┌──
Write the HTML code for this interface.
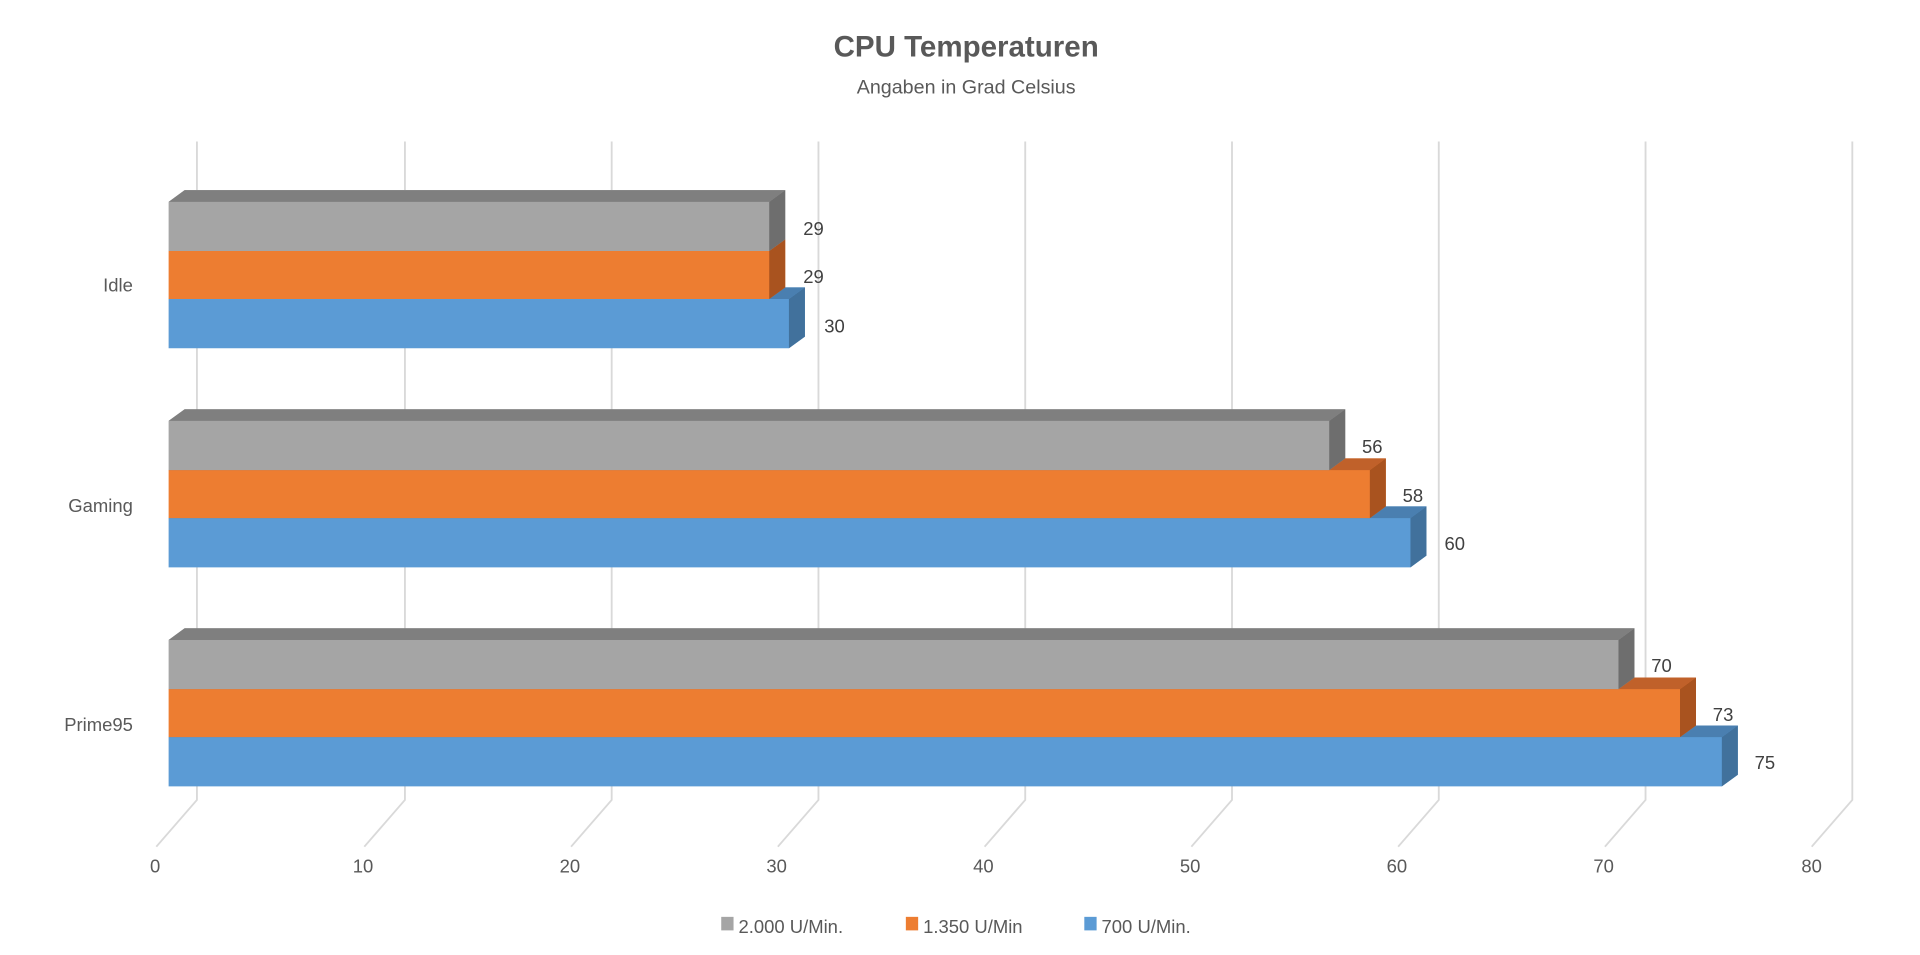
<!DOCTYPE html>
<html><head><meta charset="utf-8"><style>html,body{margin:0;padding:0;background:#fff}svg{display:block}</style></head>
<body>
<svg width="1920" height="955" viewBox="0 0 1560 776" preserveAspectRatio="none" xmlns="http://www.w3.org/2000/svg" font-family="Liberation Sans, sans-serif" fill="#595959">
<rect width="1560" height="776" fill="#fff"/>
<g stroke="#d9d9d9" stroke-width="1.5" fill="none">
<path d="M160,115V650L127,688"/><path d="M329,115V650L296,688"/><path d="M497,115V650L464,688"/><path d="M665,115V650L632,688"/><path d="M833,115V650L800,688"/><path d="M1001,115V650L968,688"/><path d="M1169,115V650L1136,688"/><path d="M1337,115V650L1304,688"/><path d="M1505,115V650L1472,688"/>
</g>
<g id="bars"></g>
<text x="785" y="46" text-anchor="middle" font-size="24" font-weight="bold">CPU Temperaturen</text>
<text x="785" y="76" text-anchor="middle" font-size="16">Angaben in Grad Celsius</text>
<g font-size="15" text-anchor="end">
<text x="108" y="237">Idle</text><text x="108" y="416">Gaming</text><text x="108" y="594">Prime95</text>
</g>
<g font-size="15" text-anchor="middle">
<text x="126" y="709">0</text><text x="295" y="709">10</text><text x="463" y="709">20</text><text x="631" y="709">30</text><text x="799" y="709">40</text><text x="967" y="709">50</text><text x="1135" y="709">60</text><text x="1303" y="709">70</text><text x="1472" y="709">80</text>
</g>
<g font-size="15">
<rect x="586" y="745" width="10" height="11" fill="#A5A5A5"/><text x="600" y="758">2.000 U/Min.</text>
<rect x="736" y="745" width="10" height="11" fill="#ED7D31"/><text x="750" y="758">1.350 U/Min</text>
<rect x="881" y="745" width="10" height="11" fill="#5B9BD5"/><text x="895" y="758">700 U/Min.</text>
</g>
<g id="bars2">
<!-- Idle -->
<polygon points="137,243 150,233.5 654,233.5 654,273.5 641,283 137,283" fill="#5B9BD5"/><polygon points="641,243 654,233.5 654,273.5 641,283" fill="#41719C"/><polygon points="137,243 150,233.5 654,233.5 641,243" fill="#4A7FB0"/>
<polygon points="137,204 150,194.5 638,194.5 638,233.5 625,243 137,243" fill="#ED7D31"/><polygon points="625,204 638,194.5 638,233.5 625,243" fill="#A9531F"/><polygon points="137,204 150,194.5 638,194.5 625,204" fill="#C0612A"/>
<polygon points="137,164 150,154.5 638,154.5 638,194.5 625,204 137,204" fill="#A5A5A5"/><polygon points="625,164 638,154.5 638,194.5 625,204" fill="#6E6E6E"/><polygon points="137,164 150,154.5 638,154.5 625,164" fill="#7F7F7F"/>
<!-- Gaming -->
<polygon points="137,421 150,411.5 1159,411.5 1159,451.5 1146,461 137,461" fill="#5B9BD5"/><polygon points="1146,421 1159,411.5 1159,451.5 1146,461" fill="#41719C"/><polygon points="137,421 150,411.5 1159,411.5 1146,421" fill="#4A7FB0"/>
<polygon points="137,382 150,372.5 1126,372.5 1126,411.5 1113,421 137,421" fill="#ED7D31"/><polygon points="1113,382 1126,372.5 1126,411.5 1113,421" fill="#A9531F"/><polygon points="137,382 150,372.5 1126,372.5 1113,382" fill="#C0612A"/>
<polygon points="137,342 150,332.5 1093,332.5 1093,372.5 1080,382 137,382" fill="#A5A5A5"/><polygon points="1080,342 1093,332.5 1093,372.5 1080,382" fill="#6E6E6E"/><polygon points="137,342 150,332.5 1093,332.5 1080,342" fill="#7F7F7F"/>
<!-- Prime95 -->
<polygon points="137,599 150,589.5 1412,589.5 1412,629.5 1399,639 137,639" fill="#5B9BD5"/><polygon points="1399,599 1412,589.5 1412,629.5 1399,639" fill="#41719C"/><polygon points="137,599 150,589.5 1412,589.5 1399,599" fill="#4A7FB0"/>
<polygon points="137,560 150,550.5 1378,550.5 1378,589.5 1365,599 137,599" fill="#ED7D31"/><polygon points="1365,560 1378,550.5 1378,589.5 1365,599" fill="#A9531F"/><polygon points="137,560 150,550.5 1378,550.5 1365,560" fill="#C0612A"/>
<polygon points="137,520 150,510.5 1328,510.5 1328,550.5 1315,560 137,560" fill="#A5A5A5"/><polygon points="1315,520 1328,510.5 1328,550.5 1315,560" fill="#6E6E6E"/><polygon points="137,520 150,510.5 1328,510.5 1315,520" fill="#7F7F7F"/>
</g>
<g font-size="15" text-anchor="middle" fill="#404040">
<text x="661" y="191">29</text><text x="661" y="230">29</text><text x="678" y="270">30</text>
<text x="1115" y="368">56</text><text x="1148" y="408">58</text><text x="1182" y="447">60</text>
<text x="1350" y="546">70</text><text x="1400" y="586">73</text><text x="1434" y="625">75</text>
</g>
</svg>
</body></html>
└──
EXERCISE REQUIREMENTS. Set every line down exactly as written, leaving each picture out.

RESULT OF THIS EXERCISE.
Write the HTML code for this interface.
<!DOCTYPE html>
<html><head><meta charset="utf-8"><style>html,body{margin:0;padding:0;background:#fff}svg{display:block}</style></head>
<body>
<svg width="1920" height="955" viewBox="0 0 1560 776" preserveAspectRatio="none" xmlns="http://www.w3.org/2000/svg" font-family="Liberation Sans, sans-serif" fill="#595959">
<rect width="1560" height="776" fill="#fff"/>
<g stroke="#d9d9d9" stroke-width="1.5" fill="none">
<path d="M160,115V650L127,688"/><path d="M329,115V650L296,688"/><path d="M497,115V650L464,688"/><path d="M665,115V650L632,688"/><path d="M833,115V650L800,688"/><path d="M1001,115V650L968,688"/><path d="M1169,115V650L1136,688"/><path d="M1337,115V650L1304,688"/><path d="M1505,115V650L1472,688"/>
</g>
<g id="bars"></g>
<text x="785" y="46" text-anchor="middle" font-size="24" font-weight="bold">CPU Temperaturen</text>
<text x="785" y="76" text-anchor="middle" font-size="16">Angaben in Grad Celsius</text>
<g font-size="15" text-anchor="end">
<text x="108" y="237">Idle</text><text x="108" y="416">Gaming</text><text x="108" y="594">Prime95</text>
</g>
<g font-size="15" text-anchor="middle">
<text x="126" y="709">0</text><text x="295" y="709">10</text><text x="463" y="709">20</text><text x="631" y="709">30</text><text x="799" y="709">40</text><text x="967" y="709">50</text><text x="1135" y="709">60</text><text x="1303" y="709">70</text><text x="1472" y="709">80</text>
</g>
<g font-size="15">
<rect x="586" y="745" width="10" height="11" fill="#A5A5A5"/><text x="600" y="758">2.000 U/Min.</text>
<rect x="736" y="745" width="10" height="11" fill="#ED7D31"/><text x="750" y="758">1.350 U/Min</text>
<rect x="881" y="745" width="10" height="11" fill="#5B9BD5"/><text x="895" y="758">700 U/Min.</text>
</g>
<g id="bars2">
<!-- Idle -->
<polygon points="137,243 150,233.5 654,233.5 654,273.5 641,283 137,283" fill="#5B9BD5"/><polygon points="641,243 654,233.5 654,273.5 641,283" fill="#41719C"/><polygon points="137,243 150,233.5 654,233.5 641,243" fill="#4A7FB0"/>
<polygon points="137,204 150,194.5 638,194.5 638,233.5 625,243 137,243" fill="#ED7D31"/><polygon points="625,204 638,194.5 638,233.5 625,243" fill="#A9531F"/><polygon points="137,204 150,194.5 638,194.5 625,204" fill="#C0612A"/>
<polygon points="137,164 150,154.5 638,154.5 638,194.5 625,204 137,204" fill="#A5A5A5"/><polygon points="625,164 638,154.5 638,194.5 625,204" fill="#6E6E6E"/><polygon points="137,164 150,154.5 638,154.5 625,164" fill="#7F7F7F"/>
<!-- Gaming -->
<polygon points="137,421 150,411.5 1159,411.5 1159,451.5 1146,461 137,461" fill="#5B9BD5"/><polygon points="1146,421 1159,411.5 1159,451.5 1146,461" fill="#41719C"/><polygon points="137,421 150,411.5 1159,411.5 1146,421" fill="#4A7FB0"/>
<polygon points="137,382 150,372.5 1126,372.5 1126,411.5 1113,421 137,421" fill="#ED7D31"/><polygon points="1113,382 1126,372.5 1126,411.5 1113,421" fill="#A9531F"/><polygon points="137,382 150,372.5 1126,372.5 1113,382" fill="#C0612A"/>
<polygon points="137,342 150,332.5 1093,332.5 1093,372.5 1080,382 137,382" fill="#A5A5A5"/><polygon points="1080,342 1093,332.5 1093,372.5 1080,382" fill="#6E6E6E"/><polygon points="137,342 150,332.5 1093,332.5 1080,342" fill="#7F7F7F"/>
<!-- Prime95 -->
<polygon points="137,599 150,589.5 1412,589.5 1412,629.5 1399,639 137,639" fill="#5B9BD5"/><polygon points="1399,599 1412,589.5 1412,629.5 1399,639" fill="#41719C"/><polygon points="137,599 150,589.5 1412,589.5 1399,599" fill="#4A7FB0"/>
<polygon points="137,560 150,550.5 1378,550.5 1378,589.5 1365,599 137,599" fill="#ED7D31"/><polygon points="1365,560 1378,550.5 1378,589.5 1365,599" fill="#A9531F"/><polygon points="137,560 150,550.5 1378,550.5 1365,560" fill="#C0612A"/>
<polygon points="137,520 150,510.5 1328,510.5 1328,550.5 1315,560 137,560" fill="#A5A5A5"/><polygon points="1315,520 1328,510.5 1328,550.5 1315,560" fill="#6E6E6E"/><polygon points="137,520 150,510.5 1328,510.5 1315,520" fill="#7F7F7F"/>
</g>
<g font-size="15" text-anchor="middle" fill="#404040">
<text x="661" y="191">29</text><text x="661" y="230">29</text><text x="678" y="270">30</text>
<text x="1115" y="368">56</text><text x="1148" y="408">58</text><text x="1182" y="447">60</text>
<text x="1350" y="546">70</text><text x="1400" y="586">73</text><text x="1434" y="625">75</text>
</g>
</svg>
</body></html>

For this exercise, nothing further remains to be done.